Ces extraits de mon article sur le très beau livre de Pierre Perrin résument mon état émotionnel depuis des mois et plus encore depuis ces dernières semaines.
Depuis des mois, notre petite mère s’en va bout par bout… Parmi tant d’autres en cette période, et avec toutes nos précautions pour la préserver de dangers plus grands venus de l’extérieur. Mais l’époque est ce qu’elle est, impossible de ne pas tomber dans le politique quand le souci premier de nos sociétés est la rentabilité au mépris de la vie ( j’ai déjà beaucoup écrit sur le sujet) une époque faite de dérèglements, de manques : de temps, d’empathie, de sensibilité, une époque de surmenage, de dépassements : de soi, de ses rythmes, de ses possibilités, un monde qui se délite à force de vouloir réduire le temps des soins, des besoins, une fuite en avant, un monde qui rend fou et violent.
Je ne sais pas ce soir si la colère en moi domine les sentiments mêlés qui m’assaillent.
Avant hier, je n’ai pas supporté de la voir dans l’état où je l’ai trouvée en si peu de temps depuis ma dernière visite.
Pas eu la force d’y retourner le lendemain, la tristesse, le chagrin, la culpabilité, le doute ont repris le dessus… et avec, une inertie et une léthargie comme ce fut le cas déjà durant tout l’été.
Hier, j’ai passé plusieurs heures à lui lire des textes en italien, à la masser et à lui parler. Quand elle essayait de me répondre, ce qui sortait de ses lèvres était une sorte de bouillie informe. J’approchais alors mon oreille de sa bouche et elle m’embrassait, m’embrassait , m’embrassait sans fin et avec une force qu’on ne pouvait imaginer qu’il lui restat tant elle demeure inerte et quasi mutique. Et à chaque fois ainsi, à plusieurs reprises, nous échangions non des mots mais des baisers comme jamais je ne me souviens qu’elle m’en ait donnés.
Ce soir, l’accablement me gagne à nouveau. L’acceptation est la seule issue, la dernière. On ne remonte pas le cours d’un fleuve.
« Quel compteur mesurera jamais la distance qui nous sépare de notre secret ? »
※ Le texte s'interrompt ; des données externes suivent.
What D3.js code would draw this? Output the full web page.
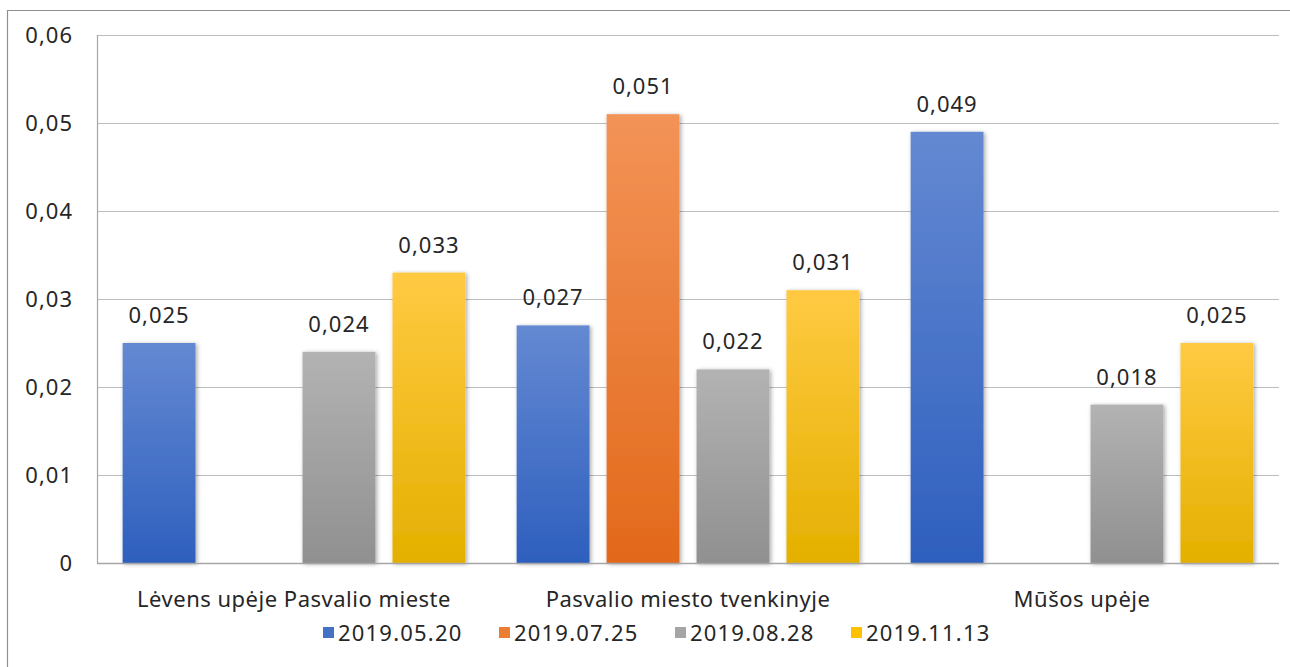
<!DOCTYPE html>
<html>
<head>
<meta charset="utf-8">
<script src="https://cdn.jsdelivr.net/npm/d3@7"></script>
<style>
  html, body { margin: 0; padding: 0; background: #fff; }
  text { font-family: "Noto Sans", "Open Sans", sans-serif; fill: #262626; font-size: 22px; }
</style>
</head>
<body>
<div id="chart"></div>
<script>
// data
var categories = ["Lėvens upėje Pasvalio mieste", "Pasvalio miesto tvenkinyje", "Mūšos upėje"];
var seriesNames = ["2019.05.20", "2019.07.25", "2019.08.28", "2019.11.13"];
var s0520 = [0.025, 0.027, 0.049];
var s0725 = [null, 0.051, null];
var s0828 = [0.024, 0.022, 0.018];
var s1113 = [0.033, 0.031, 0.025];
var yTicks = [0, 0.01, 0.02, 0.03, 0.04, 0.05, 0.06];

// colours: [top of bar, bottom of bar]
var colors = [["#6489d2", "#2e5fbe"], ["#f39357", "#e2691b"], ["#b3b3b3", "#909090"], ["#ffca42", "#e4b000"]];
var legendColors = ["#4472c4", "#ed7d31", "#a5a5a5", "#ffc000"];

var width = 1290, height = 667;
var margin = {left: 97, top: 35, right: 11, bottom: 104};

var values = [s0520, s0725, s0828, s1113];
var rows = [];
categories.forEach(function(c, ci) {
    seriesNames.forEach(function(s, si) {
        if (values[si][ci] != null) rows.push({cat: c, series: si, value: values[si][ci]});
    });
});

var svg = d3.select("#chart").append("svg")
    .attr("width", width).attr("height", height);

var defs = svg.append("defs");
colors.forEach(function(c, i) {
    var g = defs.append("linearGradient").attr("id", "grad" + i)
        .attr("x1", 0).attr("y1", 0).attr("x2", 0).attr("y2", 1);
    g.append("stop").attr("offset", "0%").attr("stop-color", c[0]);
    g.append("stop").attr("offset", "100%").attr("stop-color", c[1]);
});
var f = defs.append("filter").attr("id", "shadow")
    .attr("x", "-20%").attr("y", "-10%").attr("width", "140%").attr("height", "120%");
f.append("feDropShadow").attr("dx", 1.5).attr("dy", 1).attr("stdDeviation", 2)
    .attr("flood-color", "#000").attr("flood-opacity", 0.35);

// outer frame (only top and left visible)
svg.append("line").attr("x1", 7).attr("x2", width).attr("y1", 10.5).attr("y2", 10.5)
    .attr("stroke", "#8f8f8f").attr("stroke-width", 1.2);
svg.append("line").attr("x1", 7.5).attr("x2", 7.5).attr("y1", 10).attr("y2", height)
    .attr("stroke", "#8f8f8f").attr("stroke-width", 1.2);

var x0 = d3.scaleBand().domain(categories)
    .range([margin.left, width - margin.right]);
var x1 = d3.scaleBand().domain(d3.range(seriesNames.length))
    .range([0, x0.bandwidth()]).paddingInner(0.19).paddingOuter(0.285);
var y = d3.scaleLinear().domain([0, 0.06])
    .range([height - margin.bottom, margin.top]);

var fmt = function(v) { return String(v).replace(".", ","); };

// gridlines
svg.append("g").selectAll("line").data(yTicks.slice(1)).enter().append("line")
    .attr("x1", margin.left).attr("x2", width - margin.right)
    .attr("y1", function(d) { return Math.round(y(d)) + 0.5; })
    .attr("y2", function(d) { return Math.round(y(d)) + 0.5; })
    .attr("stroke", "#bdbdbd").attr("stroke-width", 1.2);

// y tick labels
svg.append("g").selectAll("text").data(yTicks).enter().append("text")
    .attr("x", 73).attr("y", function(d) { return y(d); }).attr("dy", "0.36em")
    .attr("text-anchor", "end").style("letter-spacing", "1px")
    .text(function(d) { return d === 0 ? "0" : d3.format(".2f")(d).replace(".", ","); });

// bars
svg.append("g").selectAll("rect").data(rows).enter().append("rect")
    .attr("x", function(d) { return x0(d.cat) + x1(d.series); })
    .attr("y", function(d) { return y(d.value); })
    .attr("width", x1.bandwidth())
    .attr("height", function(d) { return y(0) - y(d.value); })
    .attr("fill", function(d) { return "url(#grad" + d.series + ")"; })
    .attr("filter", "url(#shadow)");

// value labels
svg.append("g").selectAll("text").data(rows).enter().append("text")
    .attr("x", function(d) { return x0(d.cat) + x1(d.series) + x1.bandwidth() / 2; })
    .attr("y", function(d) { return y(d.value) - 20; })
    .attr("text-anchor", "middle").style("letter-spacing", "1px")
    .text(function(d) { return fmt(d.value); });

// left axis and baseline
svg.append("line").attr("x1", margin.left + 0.5).attr("x2", margin.left + 0.5)
    .attr("y1", margin.top).attr("y2", y(0))
    .attr("stroke", "#a6a6a6").attr("stroke-width", 1.2);
svg.append("line").attr("x1", margin.left).attr("x2", width - margin.right)
    .attr("y1", Math.round(y(0)) + 0.5).attr("y2", Math.round(y(0)) + 0.5)
    .attr("stroke", "#a6a6a6").attr("stroke-width", 1.5);

// category labels
svg.append("g").selectAll("text").data(categories).enter().append("text")
    .attr("x", function(d) { return x0(d) + x0.bandwidth() / 2; })
    .attr("y", 607).attr("text-anchor", "middle").style("letter-spacing", "0.5px")
    .text(function(d) { return d; });

// legend
var legend = svg.append("g").selectAll("g").data(seriesNames).enter().append("g")
    .attr("transform", function(d, i) { return "translate(" + (323 + i * 176) + ",627)"; });
legend.append("rect").attr("width", 11).attr("height", 11)
    .attr("fill", function(d, i) { return legendColors[i]; });
legend.append("text").attr("x", 15).attr("y", 6).attr("dy", "0.36em")
    .style("letter-spacing", "1.2px").text(function(d) { return d; });
</script>
</body>
</html>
« Si ce n’est pas un délire de poète, quiconque a aimé, outre qu’il aime encore – c’est un creux qui n’attend que le poids qu’on lui donne -, n’a nul besoin d’ouvrir la bouche ; il sait comme je sais que parfois le souffle monte au ciel et dure, sans doute moins, mais dure la lumière d’une étoile. »
Pierre Perrin, Une mère, le cri retenu ( extraits entre guillemets)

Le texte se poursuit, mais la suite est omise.